In most cases, due to bureaucracy and zoning issues, you don't get the luxury of a deed in your name for your troubles and will essentially hold a private contract with the developer stating that you are entitled to the land. This has been going on for long enough that as long as it's all well documented I wouldn't worry too much about it, unless you have the misfortune of buying into a project that is essentially going broke, in which case lol, good luck to you.

It is very much a caveat emptor situation so I would definitely take my time and do the research before buying into something. Run background checks on the developers, sellers, talk to your future neighbors, if possible, etc.

Good luck!
 
Results vary. I've seen really nice and I've seen really shitty.

I often wonder if the security would really be up to task if there was an actual invasion into the neighborhood. At the end of the day would you risk your life for some other rich people for 400 dollars a month?
 
Results vary. I've seen really nice and I've seen really shitty.

I often wonder if the security would really be up to task if there was an actual invasion into the neighborhood. At the end of the day would you risk your life for some other rich people for 400 dollars a month?
In terms of security:

Often when there are robberies in these neighborhoods the security ends up hog-tied and gagged on the floor in the guard house while entire families end up hog-tied and gagged in their living rooms as the thieves go about their work, sometimes even house to house. Sometimes they even drive out with the homeowners car to carry all the loot. Events like this seem to happen a few times each year at some of the smaller countries, rare enough but a reoccurring theme.

At the larger countries like Nordelta often the robberies are an “inside job”, someone renting a house inside it to rob other houses at night or a dodgy security guard in on the action etc however these tend to be less likely to be violent. However earlier this year there was an armed home invasion and shooting inside Saint Thomas neighborhood from thieves who broke in (one of the most fancy and largest barrios in south zone)

Before settling on a barrio, do a google news search for robos and assaults to see how recent and or frequent they are there and make up your own mind. Very few are completely untouched by insecurity issues - but so too are very few neighborhoods or buildings in the city.
 
I'm talking on the interior where closed neighborhoods are little more than a fence around a couple blocks of houses. I've also heard that most security companies rotate the guards to prevent them from learning the routines of the homeowners.

Personally I prefer to live in an apt with ground level and door security. Seems a little harder to enter the building.
 
An Argentine friend of my once said, "Barrio cerrado?

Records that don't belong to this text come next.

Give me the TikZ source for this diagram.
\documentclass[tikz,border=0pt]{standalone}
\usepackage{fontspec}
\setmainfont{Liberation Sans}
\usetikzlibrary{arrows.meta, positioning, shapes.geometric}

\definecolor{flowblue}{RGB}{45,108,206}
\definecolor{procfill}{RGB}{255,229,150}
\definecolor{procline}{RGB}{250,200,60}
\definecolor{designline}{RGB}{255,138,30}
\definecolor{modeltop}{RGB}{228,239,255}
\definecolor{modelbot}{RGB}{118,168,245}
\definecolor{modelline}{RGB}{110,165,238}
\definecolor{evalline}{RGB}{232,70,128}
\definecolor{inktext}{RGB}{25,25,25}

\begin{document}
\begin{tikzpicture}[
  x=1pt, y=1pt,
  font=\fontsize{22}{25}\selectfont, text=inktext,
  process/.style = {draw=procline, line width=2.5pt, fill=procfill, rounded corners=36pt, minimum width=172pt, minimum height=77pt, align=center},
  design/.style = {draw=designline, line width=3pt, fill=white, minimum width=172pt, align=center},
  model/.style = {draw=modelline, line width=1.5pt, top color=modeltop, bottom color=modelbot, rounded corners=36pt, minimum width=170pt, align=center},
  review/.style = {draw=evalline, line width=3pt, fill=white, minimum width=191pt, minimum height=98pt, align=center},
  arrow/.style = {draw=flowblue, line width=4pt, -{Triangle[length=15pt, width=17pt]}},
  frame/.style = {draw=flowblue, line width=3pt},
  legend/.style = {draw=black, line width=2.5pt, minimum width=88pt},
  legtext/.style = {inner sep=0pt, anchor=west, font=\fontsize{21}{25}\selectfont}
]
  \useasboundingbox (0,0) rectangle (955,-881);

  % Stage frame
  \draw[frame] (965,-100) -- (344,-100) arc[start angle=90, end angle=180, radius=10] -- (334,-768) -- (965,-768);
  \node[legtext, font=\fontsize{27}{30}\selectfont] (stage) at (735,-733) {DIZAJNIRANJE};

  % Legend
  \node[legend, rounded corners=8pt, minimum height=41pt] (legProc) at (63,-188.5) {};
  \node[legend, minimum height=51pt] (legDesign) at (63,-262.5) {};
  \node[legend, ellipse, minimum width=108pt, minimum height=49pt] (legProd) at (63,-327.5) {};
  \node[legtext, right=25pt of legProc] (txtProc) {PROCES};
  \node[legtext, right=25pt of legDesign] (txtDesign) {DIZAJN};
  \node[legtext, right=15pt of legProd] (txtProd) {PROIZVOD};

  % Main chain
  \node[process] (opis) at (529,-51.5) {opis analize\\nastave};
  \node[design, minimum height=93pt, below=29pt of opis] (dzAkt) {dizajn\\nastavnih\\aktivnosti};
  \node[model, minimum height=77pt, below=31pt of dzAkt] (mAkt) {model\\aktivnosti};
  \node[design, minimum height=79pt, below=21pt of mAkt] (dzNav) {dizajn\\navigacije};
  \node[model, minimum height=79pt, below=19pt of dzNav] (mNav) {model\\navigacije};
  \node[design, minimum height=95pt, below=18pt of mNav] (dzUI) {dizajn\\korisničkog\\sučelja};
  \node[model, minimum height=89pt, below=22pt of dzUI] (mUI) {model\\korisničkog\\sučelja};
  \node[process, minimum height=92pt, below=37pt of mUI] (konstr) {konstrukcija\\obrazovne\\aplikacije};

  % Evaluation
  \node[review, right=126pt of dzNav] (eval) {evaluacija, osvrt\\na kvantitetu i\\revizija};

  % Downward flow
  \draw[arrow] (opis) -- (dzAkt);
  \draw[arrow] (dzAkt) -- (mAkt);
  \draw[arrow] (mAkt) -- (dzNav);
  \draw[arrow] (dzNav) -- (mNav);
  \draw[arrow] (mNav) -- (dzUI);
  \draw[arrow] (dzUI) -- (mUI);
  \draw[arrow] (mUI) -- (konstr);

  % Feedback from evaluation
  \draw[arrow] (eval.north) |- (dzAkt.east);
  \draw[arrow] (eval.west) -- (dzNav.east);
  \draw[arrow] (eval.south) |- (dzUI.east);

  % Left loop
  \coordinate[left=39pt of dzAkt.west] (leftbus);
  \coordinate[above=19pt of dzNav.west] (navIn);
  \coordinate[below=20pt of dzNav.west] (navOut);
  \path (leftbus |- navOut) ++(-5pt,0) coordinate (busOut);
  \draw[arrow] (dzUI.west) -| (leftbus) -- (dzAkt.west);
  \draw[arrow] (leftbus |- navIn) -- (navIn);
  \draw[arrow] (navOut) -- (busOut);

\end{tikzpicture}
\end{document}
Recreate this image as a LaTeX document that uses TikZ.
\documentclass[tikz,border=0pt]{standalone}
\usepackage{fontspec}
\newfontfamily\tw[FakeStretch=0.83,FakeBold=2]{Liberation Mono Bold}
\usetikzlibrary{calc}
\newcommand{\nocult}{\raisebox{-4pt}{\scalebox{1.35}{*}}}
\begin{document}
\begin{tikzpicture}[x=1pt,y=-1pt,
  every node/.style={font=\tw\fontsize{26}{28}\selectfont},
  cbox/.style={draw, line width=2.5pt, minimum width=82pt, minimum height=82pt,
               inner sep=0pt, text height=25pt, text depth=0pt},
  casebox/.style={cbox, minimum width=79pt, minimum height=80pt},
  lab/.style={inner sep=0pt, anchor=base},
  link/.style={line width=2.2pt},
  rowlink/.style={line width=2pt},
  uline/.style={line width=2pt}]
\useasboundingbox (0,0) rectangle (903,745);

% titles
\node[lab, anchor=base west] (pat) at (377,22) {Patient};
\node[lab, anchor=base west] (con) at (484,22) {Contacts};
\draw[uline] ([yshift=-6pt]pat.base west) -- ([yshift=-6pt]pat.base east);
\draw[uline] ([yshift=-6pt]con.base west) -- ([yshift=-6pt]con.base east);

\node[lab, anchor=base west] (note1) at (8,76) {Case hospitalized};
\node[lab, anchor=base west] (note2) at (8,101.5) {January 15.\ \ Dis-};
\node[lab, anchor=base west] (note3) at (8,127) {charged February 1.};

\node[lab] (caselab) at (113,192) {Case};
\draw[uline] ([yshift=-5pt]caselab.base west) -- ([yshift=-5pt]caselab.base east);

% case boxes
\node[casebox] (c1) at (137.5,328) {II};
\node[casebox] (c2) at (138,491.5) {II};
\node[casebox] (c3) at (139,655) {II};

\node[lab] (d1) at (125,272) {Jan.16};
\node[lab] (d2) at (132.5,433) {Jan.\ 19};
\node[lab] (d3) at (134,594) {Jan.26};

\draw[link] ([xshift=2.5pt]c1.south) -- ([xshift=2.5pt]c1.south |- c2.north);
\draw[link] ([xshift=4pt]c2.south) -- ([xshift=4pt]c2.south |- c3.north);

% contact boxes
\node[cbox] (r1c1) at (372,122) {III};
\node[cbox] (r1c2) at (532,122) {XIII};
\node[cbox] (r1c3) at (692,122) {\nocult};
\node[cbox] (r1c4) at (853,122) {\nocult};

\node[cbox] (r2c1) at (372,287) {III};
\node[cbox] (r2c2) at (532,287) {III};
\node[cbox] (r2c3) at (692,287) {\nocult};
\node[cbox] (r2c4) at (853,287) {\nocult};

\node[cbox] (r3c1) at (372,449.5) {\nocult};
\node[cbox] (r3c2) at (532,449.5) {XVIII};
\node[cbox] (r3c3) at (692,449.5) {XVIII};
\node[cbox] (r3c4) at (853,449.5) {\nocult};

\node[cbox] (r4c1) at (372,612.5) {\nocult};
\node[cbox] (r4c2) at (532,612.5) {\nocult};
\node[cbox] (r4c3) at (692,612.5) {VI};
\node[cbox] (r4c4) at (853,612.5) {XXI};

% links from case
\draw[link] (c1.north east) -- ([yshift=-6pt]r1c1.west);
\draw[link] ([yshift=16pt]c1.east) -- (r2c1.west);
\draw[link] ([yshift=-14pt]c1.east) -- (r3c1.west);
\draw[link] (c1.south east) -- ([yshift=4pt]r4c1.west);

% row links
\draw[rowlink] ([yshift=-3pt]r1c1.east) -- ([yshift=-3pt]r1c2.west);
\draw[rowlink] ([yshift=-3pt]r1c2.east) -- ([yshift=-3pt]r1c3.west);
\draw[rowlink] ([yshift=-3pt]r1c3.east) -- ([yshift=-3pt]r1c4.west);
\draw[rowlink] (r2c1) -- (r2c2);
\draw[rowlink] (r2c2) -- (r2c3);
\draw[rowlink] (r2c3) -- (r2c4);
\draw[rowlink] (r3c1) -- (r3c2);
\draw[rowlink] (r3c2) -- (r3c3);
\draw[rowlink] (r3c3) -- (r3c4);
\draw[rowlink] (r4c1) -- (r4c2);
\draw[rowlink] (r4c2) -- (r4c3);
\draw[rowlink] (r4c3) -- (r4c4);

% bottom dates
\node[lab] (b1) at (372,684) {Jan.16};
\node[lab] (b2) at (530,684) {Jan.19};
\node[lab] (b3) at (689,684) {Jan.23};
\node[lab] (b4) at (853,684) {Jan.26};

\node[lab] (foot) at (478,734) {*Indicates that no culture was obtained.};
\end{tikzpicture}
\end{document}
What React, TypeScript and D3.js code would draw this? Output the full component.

No, beacuse then they know there are money" in my boxing club "It´s always the guards that rat you out, if you are away, they send someone to rob your house"
From a personal note, me and my famlily suffered a homeinvasion some years ago, in a calm barrio just outside a small town, they basicly just kicked in the door and put 3 revolvers up my nose, I tried to fight them of with a drying rack, long story short, they won, big time.
Since then, I got the best insurence there are, a Glock 17, its fairly easy to get a permison in Argentina to have a gun, get it before, because you will for sure get one after wards
 
My Argentine wife and I are going for a glock 17 + Dogo Argentino + Fila Brasileño combo when we move to the province in October.
 
I got the best insurence there are, a Glock 17, its fairly easy to get a permison in Argentina to have a gun, get it before, because you will for sure get one after wards
I told my husband the only way we're moving to Zona Sur is if we get a S&W Model 686, but given his fear of guns I don't think either us moving or getting one is likely.
 
We're planning to move to a barrio cerrado north of BA, just past Escobar, next year, so I'm very interested in reading from anyone who's had security issues. Does it depend on where you live, are some areas more problematic than others? South of BA there are some very nice developments, Haras del Sur, would you also consider a location like that to be unsafe?